- What to work on:
Leave out every picture, and retype exactly the lines from the line with "Generate a Python" through the line with "ax = fig.add_axes([0, 0, 1, 1])", both ends included.

>> begin Listed records

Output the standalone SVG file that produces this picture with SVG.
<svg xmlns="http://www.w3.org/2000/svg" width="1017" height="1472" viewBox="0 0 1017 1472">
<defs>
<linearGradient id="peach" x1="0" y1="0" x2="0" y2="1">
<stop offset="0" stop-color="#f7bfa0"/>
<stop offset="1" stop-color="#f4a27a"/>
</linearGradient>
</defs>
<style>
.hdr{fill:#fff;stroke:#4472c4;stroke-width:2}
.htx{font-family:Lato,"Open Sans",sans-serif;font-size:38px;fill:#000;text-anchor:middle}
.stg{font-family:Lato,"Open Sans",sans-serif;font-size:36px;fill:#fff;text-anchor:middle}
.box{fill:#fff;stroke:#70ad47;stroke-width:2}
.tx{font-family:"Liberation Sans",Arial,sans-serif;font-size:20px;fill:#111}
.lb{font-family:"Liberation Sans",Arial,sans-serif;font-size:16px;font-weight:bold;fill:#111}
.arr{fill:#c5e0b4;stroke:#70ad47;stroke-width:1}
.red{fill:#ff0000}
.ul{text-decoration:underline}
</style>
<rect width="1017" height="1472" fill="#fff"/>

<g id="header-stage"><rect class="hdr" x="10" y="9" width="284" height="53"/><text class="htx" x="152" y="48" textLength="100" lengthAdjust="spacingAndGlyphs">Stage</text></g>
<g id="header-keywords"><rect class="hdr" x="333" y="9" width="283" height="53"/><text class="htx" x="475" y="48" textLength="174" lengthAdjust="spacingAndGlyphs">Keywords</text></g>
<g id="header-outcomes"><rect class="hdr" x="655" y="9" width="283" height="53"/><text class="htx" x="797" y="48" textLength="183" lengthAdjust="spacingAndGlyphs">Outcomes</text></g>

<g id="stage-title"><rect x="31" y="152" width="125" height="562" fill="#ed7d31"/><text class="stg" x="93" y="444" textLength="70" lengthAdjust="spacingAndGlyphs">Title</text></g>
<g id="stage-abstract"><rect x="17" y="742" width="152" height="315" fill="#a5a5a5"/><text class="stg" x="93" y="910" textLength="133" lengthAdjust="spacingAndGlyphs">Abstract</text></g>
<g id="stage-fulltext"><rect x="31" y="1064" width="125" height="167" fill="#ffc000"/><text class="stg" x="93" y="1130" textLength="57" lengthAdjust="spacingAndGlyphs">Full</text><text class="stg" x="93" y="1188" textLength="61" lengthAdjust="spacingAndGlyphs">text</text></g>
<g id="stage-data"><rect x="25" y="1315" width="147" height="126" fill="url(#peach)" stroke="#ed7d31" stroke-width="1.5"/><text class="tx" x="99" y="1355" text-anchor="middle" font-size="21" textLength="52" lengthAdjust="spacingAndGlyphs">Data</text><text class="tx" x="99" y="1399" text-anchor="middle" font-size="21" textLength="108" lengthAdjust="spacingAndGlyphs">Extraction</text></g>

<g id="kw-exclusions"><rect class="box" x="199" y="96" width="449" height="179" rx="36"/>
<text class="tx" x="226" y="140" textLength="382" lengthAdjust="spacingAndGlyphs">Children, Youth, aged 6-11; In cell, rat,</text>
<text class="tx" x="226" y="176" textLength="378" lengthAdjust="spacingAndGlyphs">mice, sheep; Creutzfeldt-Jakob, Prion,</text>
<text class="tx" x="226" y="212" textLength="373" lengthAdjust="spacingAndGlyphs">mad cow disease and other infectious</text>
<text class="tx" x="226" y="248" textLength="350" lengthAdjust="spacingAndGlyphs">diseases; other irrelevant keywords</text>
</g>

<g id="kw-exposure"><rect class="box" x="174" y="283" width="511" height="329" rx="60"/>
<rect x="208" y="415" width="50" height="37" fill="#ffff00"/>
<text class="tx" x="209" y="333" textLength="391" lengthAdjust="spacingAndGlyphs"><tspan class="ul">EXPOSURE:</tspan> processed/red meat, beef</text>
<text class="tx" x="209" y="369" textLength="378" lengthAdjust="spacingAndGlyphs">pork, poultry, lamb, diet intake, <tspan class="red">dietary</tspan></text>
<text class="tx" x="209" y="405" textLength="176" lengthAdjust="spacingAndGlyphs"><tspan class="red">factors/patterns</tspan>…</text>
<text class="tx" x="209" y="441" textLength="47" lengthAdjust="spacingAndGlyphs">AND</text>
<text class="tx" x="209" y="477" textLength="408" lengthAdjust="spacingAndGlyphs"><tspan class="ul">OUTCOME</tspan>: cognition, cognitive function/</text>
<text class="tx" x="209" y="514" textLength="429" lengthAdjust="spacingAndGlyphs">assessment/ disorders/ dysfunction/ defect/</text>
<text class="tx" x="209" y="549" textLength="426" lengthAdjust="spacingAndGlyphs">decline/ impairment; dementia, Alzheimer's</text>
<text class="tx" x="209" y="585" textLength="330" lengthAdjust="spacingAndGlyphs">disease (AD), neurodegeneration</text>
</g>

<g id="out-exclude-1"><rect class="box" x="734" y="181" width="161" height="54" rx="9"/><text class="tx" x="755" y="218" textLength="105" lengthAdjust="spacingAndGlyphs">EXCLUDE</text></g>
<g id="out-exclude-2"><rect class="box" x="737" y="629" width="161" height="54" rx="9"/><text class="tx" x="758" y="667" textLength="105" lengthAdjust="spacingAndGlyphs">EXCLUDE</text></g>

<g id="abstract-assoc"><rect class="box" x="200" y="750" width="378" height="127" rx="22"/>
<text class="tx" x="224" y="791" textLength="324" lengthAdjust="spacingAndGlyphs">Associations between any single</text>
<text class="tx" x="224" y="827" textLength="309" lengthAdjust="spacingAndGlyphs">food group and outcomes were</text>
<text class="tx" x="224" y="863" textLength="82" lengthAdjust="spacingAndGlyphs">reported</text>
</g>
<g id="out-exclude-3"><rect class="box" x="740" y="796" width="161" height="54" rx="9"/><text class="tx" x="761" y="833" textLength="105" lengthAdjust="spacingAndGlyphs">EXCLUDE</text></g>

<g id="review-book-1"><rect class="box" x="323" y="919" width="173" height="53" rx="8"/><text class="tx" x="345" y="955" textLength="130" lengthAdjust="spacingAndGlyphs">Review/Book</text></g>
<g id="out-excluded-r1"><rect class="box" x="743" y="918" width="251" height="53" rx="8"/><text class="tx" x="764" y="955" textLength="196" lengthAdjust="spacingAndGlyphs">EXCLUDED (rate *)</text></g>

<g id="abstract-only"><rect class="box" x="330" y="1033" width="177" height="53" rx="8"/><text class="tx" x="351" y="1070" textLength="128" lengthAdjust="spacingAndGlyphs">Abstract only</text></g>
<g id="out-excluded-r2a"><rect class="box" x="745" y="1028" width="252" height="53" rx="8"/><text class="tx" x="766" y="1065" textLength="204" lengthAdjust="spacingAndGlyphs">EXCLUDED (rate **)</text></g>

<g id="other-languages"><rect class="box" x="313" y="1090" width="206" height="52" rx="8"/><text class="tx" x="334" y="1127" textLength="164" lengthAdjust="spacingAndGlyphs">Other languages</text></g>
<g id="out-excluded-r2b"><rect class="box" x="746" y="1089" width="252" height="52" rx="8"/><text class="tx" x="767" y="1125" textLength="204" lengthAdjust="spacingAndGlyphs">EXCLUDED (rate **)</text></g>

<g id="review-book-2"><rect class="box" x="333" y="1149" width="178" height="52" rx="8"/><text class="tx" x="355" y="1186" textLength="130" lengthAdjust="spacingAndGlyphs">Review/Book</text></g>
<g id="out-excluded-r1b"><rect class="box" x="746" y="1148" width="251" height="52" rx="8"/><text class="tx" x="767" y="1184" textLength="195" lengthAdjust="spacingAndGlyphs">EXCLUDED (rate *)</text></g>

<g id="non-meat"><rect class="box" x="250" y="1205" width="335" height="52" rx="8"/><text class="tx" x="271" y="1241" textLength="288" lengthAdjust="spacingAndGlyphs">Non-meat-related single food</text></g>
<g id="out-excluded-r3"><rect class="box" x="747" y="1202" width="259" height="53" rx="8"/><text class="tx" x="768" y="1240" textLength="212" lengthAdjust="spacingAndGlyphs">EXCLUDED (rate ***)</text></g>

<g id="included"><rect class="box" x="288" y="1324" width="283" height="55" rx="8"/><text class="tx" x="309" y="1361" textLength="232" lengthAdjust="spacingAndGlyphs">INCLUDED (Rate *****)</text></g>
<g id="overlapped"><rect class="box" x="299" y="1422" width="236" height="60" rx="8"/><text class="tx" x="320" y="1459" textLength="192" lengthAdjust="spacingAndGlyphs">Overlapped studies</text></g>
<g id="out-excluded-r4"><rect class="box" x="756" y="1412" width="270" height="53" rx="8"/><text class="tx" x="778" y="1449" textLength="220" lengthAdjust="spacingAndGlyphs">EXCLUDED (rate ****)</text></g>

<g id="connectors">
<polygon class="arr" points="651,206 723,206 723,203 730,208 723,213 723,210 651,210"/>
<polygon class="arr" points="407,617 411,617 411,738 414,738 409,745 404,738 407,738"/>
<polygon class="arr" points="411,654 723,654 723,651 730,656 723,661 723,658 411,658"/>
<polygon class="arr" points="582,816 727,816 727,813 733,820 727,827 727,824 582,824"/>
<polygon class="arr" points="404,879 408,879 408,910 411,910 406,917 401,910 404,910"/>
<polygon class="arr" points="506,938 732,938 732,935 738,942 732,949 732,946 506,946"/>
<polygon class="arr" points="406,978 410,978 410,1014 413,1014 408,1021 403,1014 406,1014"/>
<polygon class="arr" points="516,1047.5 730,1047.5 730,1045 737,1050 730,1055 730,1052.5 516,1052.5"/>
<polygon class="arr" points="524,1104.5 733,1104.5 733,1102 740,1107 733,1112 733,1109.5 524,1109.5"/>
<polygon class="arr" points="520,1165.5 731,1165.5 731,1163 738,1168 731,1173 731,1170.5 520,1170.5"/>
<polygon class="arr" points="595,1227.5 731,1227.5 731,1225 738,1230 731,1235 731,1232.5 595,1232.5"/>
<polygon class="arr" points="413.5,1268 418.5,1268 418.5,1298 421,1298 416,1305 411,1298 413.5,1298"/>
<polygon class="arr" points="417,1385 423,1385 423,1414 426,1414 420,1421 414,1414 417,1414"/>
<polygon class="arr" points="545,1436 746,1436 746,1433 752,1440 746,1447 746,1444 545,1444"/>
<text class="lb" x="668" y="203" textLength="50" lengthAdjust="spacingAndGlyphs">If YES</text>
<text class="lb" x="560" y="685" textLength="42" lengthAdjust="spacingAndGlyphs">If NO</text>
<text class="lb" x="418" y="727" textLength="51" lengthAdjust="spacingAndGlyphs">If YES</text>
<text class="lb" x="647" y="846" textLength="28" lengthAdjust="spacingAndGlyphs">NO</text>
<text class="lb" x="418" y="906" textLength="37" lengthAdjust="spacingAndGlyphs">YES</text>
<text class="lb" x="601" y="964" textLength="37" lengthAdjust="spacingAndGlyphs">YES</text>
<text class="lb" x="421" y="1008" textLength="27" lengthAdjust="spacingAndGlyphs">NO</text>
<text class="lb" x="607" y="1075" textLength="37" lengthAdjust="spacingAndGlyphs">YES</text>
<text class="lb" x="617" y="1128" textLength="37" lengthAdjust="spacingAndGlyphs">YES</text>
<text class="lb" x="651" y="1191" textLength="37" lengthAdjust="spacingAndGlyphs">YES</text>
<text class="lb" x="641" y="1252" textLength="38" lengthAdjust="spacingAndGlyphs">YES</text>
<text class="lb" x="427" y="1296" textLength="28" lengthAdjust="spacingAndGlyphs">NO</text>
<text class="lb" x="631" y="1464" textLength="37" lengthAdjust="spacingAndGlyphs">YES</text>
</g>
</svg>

>> end Listed records
>> begin Listed records

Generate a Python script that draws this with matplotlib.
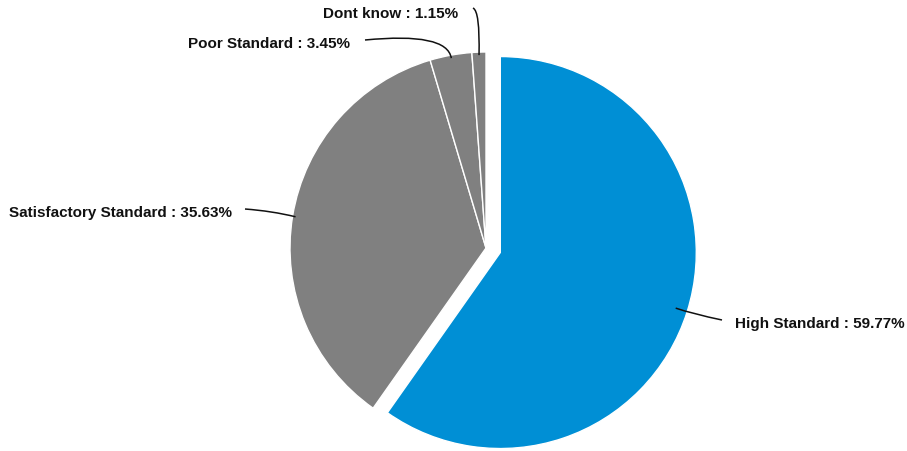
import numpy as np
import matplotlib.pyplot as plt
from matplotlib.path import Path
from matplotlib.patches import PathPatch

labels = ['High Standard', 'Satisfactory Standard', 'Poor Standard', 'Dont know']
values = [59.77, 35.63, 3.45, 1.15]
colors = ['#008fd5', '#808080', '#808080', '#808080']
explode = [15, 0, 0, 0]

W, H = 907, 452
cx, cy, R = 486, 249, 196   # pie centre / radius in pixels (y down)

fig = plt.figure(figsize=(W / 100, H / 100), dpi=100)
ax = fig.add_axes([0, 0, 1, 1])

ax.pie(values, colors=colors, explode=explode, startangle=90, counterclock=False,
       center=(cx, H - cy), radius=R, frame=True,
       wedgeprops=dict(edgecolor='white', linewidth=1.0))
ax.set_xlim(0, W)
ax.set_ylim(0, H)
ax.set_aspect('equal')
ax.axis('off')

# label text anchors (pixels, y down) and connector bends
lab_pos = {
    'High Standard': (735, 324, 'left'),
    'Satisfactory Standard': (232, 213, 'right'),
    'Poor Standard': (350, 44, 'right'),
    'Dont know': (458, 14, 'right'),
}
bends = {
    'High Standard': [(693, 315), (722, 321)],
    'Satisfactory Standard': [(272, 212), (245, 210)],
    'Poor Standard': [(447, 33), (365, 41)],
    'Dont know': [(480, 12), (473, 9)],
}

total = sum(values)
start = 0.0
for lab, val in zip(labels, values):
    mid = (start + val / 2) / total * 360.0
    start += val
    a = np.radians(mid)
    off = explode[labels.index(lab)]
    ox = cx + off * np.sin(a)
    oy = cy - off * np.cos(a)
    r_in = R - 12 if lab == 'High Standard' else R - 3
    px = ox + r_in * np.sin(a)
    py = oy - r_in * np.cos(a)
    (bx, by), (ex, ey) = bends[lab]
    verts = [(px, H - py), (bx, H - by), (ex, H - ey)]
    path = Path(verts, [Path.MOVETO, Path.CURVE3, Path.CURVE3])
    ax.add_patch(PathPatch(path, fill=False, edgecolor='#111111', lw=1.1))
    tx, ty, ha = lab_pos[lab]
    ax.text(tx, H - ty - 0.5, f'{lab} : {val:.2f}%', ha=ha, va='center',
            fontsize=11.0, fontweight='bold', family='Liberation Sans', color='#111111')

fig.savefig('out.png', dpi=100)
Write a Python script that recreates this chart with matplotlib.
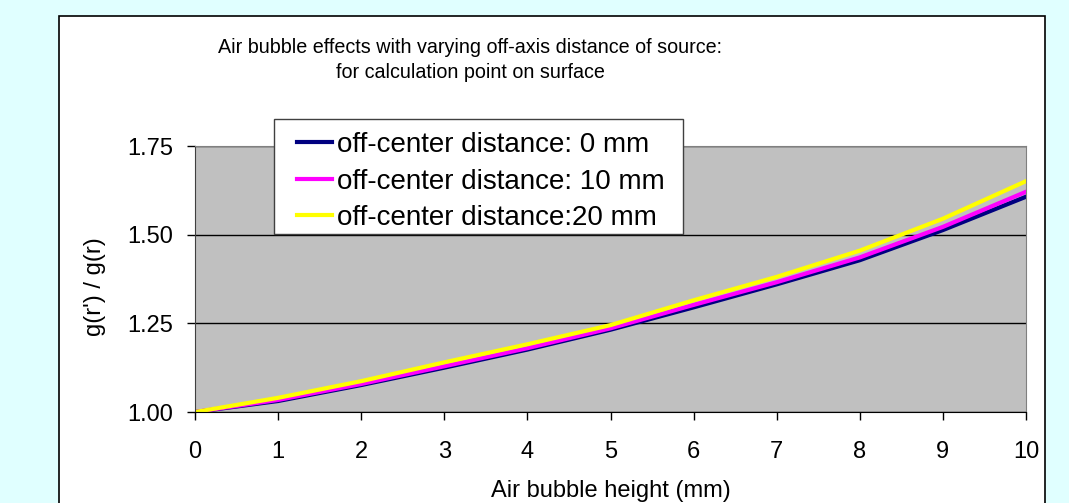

>> end Listed records

- Completed exercise:
Generate a Python script that draws this with matplotlib.
import numpy as np
import matplotlib.pyplot as plt
from matplotlib.path import Path
from matplotlib.patches import PathPatch

labels = ['High Standard', 'Satisfactory Standard', 'Poor Standard', 'Dont know']
values = [59.77, 35.63, 3.45, 1.15]
colors = ['#008fd5', '#808080', '#808080', '#808080']
explode = [15, 0, 0, 0]

W, H = 907, 452
cx, cy, R = 486, 249, 196   # pie centre / radius in pixels (y down)

fig = plt.figure(figsize=(W / 100, H / 100), dpi=100)
ax = fig.add_axes([0, 0, 1, 1])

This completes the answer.